Donc, depuis 30 ans, la même idéologie a déjà laissé une grande place à l’accord collectif.

Et depuis 30 ans on connait le bilan ! Ça suffit !

Non seulement il ne faut pas aller plus loin dans cette voie mais il faut faire marche arrière.

Tous les exemples montrent que les patrons ne veulent pas plus de négociation. Ce qu’ils veulent c’est l’absence totale de contrepouvoir, et moins de droits pour les salariés.

Les salariés ont TOUT à perdre dans le droit négocié et les patrons TOUT à gagner.
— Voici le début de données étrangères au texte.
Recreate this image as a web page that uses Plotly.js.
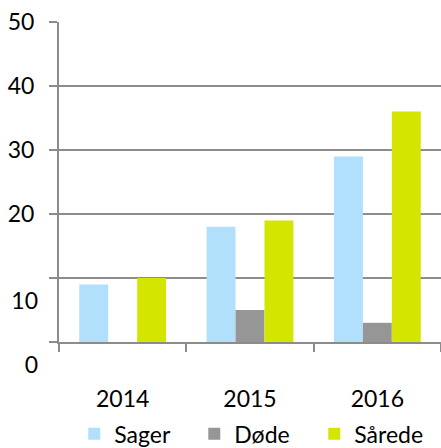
<!DOCTYPE html>
<html>
<head>
<meta charset="utf-8">
<script src="https://cdn.plot.ly/plotly-3.0.1.min.js"></script>
<style>html,body{margin:0;padding:0;background:#fff;}#chart{width:441px;height:448px;}</style>
</head>
<body>
<div id="chart"></div>
<script>
const years = ['2014', '2015', '2016'];
const sager = [9, 18, 29];
const doede = [null, 5, 3];
const saarede = [10, 19, 36];
const seriesNames = ['Sager', 'Døde', 'Sårede'];
const yTickVals = [0, 10, 20, 30, 40, 50];
const yTickTextUpper = ['', '', '20', '30', '40', '50'];
const yTickValsLower = [0, 10];
const yTickTextLower = ['0', '10'];

const colors = ['#B1E0FD', '#969696', '#D4E600'];
const gridColor = '#8C8C8C';
const font = {family: 'Lato, "Open Sans", sans-serif', size: 23, color: '#000'};

const traces = [sager, doede, saarede].map((vals, i) => ({
  type: 'bar', x: years, y: vals, name: seriesNames[i],
  marker: {color: colors[i], line: {width: 0}},
  hoverinfo: 'none'
}));
// carrier trace so the lower tick-label axis is drawn
traces.push({type: 'scatter', mode: 'none', x: years, y: [null, null, null], yaxis: 'y2',
  showlegend: false, hoverinfo: 'none'});

const layout = {
  width: 441, height: 448,
  margin: {l: 59, r: 0, t: 22, b: 106, autoexpand: false},
  paper_bgcolor: '#fff', plot_bgcolor: '#fff',
  font: font,
  barmode: 'group', bargap: 0.318, bargroupgap: 0,
  showlegend: true,
  legend: {orientation: 'h', x: 0.04, xanchor: 'left', y: -0.22, yanchor: 'top',
    entrywidth: 75, entrywidthmode: 'pixels', font: font, traceorder: 'normal',
    bgcolor: 'rgba(0,0,0,0)', itemclick: false},
  xaxis: {type: 'category', showline: true, linecolor: gridColor, linewidth: 2,
    ticks: 'outside', tickson: 'boundaries', ticklen: 8, tickwidth: 2, tickcolor: gridColor,
    showgrid: false, zeroline: false, ticklabelstandoff: 35, tickfont: font, fixedrange: true},
  yaxis: {range: [0, 50], tickvals: yTickVals, ticktext: yTickTextUpper,
    showline: true, linecolor: gridColor, linewidth: 2,
    showgrid: true, gridcolor: gridColor, gridwidth: 2, zeroline: false,
    ticks: 'outside', ticklen: 8, tickwidth: 2, tickcolor: gridColor,
    ticklabelstandoff: 10, tickfont: font, fixedrange: true},
  yaxis2: {overlaying: 'y', side: 'left', range: [0, 50], tickvals: yTickValsLower, ticktext: yTickTextLower,
    showline: false, showgrid: false, zeroline: false, ticks: '', ticklen: 0,
    ticklabelstandoff: 20, ticklabelshift: 23, tickfont: font, fixedrange: true}
};

Plotly.newPlot('chart', traces, layout, {displayModeBar: false, staticPlot: true});
</script>
</body>
</html>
  • Nous revendiquons un droit du travail simplifié, au profit des salariés et notamment :

- L’inscription dans la Constitution du respect de la hiérarchie des normes (un contrat de travail ne peut déroger à un accord d'entreprise, un accord d'entreprise ne peut déroger à une convention de branche, une convention de branche ne peut déroger à la loi de manière défavorable aux salariés),

- L’abrogation de la loi travail, mais aussi l’abrogation de l’inversion de la hiérarchie des normes mise en place depuis 2004 par la remise en cause du principe de faveur,

- Le rétablissement de l’égalité salariale dans les 2 ans. Toutes les études montrent, depuis bien trop longtemps, les écarts de salaires entre les hommes et les femmes malgré une obligation de négocier qui ne règle rien,

- L‘application du Code du Travail à tous les salariés voire aux travailleurs dits indépendants, souvent en situation d’allégeance,

- Une condamnation systématique des patrons qui ne respectent pas la réglementation,

- Des droits nouveaux pour les représentants du personnel, un pouvoir de veto dans l’entreprise,

- L’abrogation des règlements intérieurs dont le seul but est de discipliner et contraindre les salariés,

- le refus de la surveillance électronique des salariés,

- le droit pour les salariés de se réunir sur le temps de travail,

- L’abrogation de tous les textes prévoyant des aides, abattements, exonérations de charge, des dérogations moins favorables,

- La suppression des contrats précaires (intérim, CDD),

- La promotion d’un code du travail européen, construit par agrégation des meilleures dispositions nationales, pour empêcher toute forme de dumping.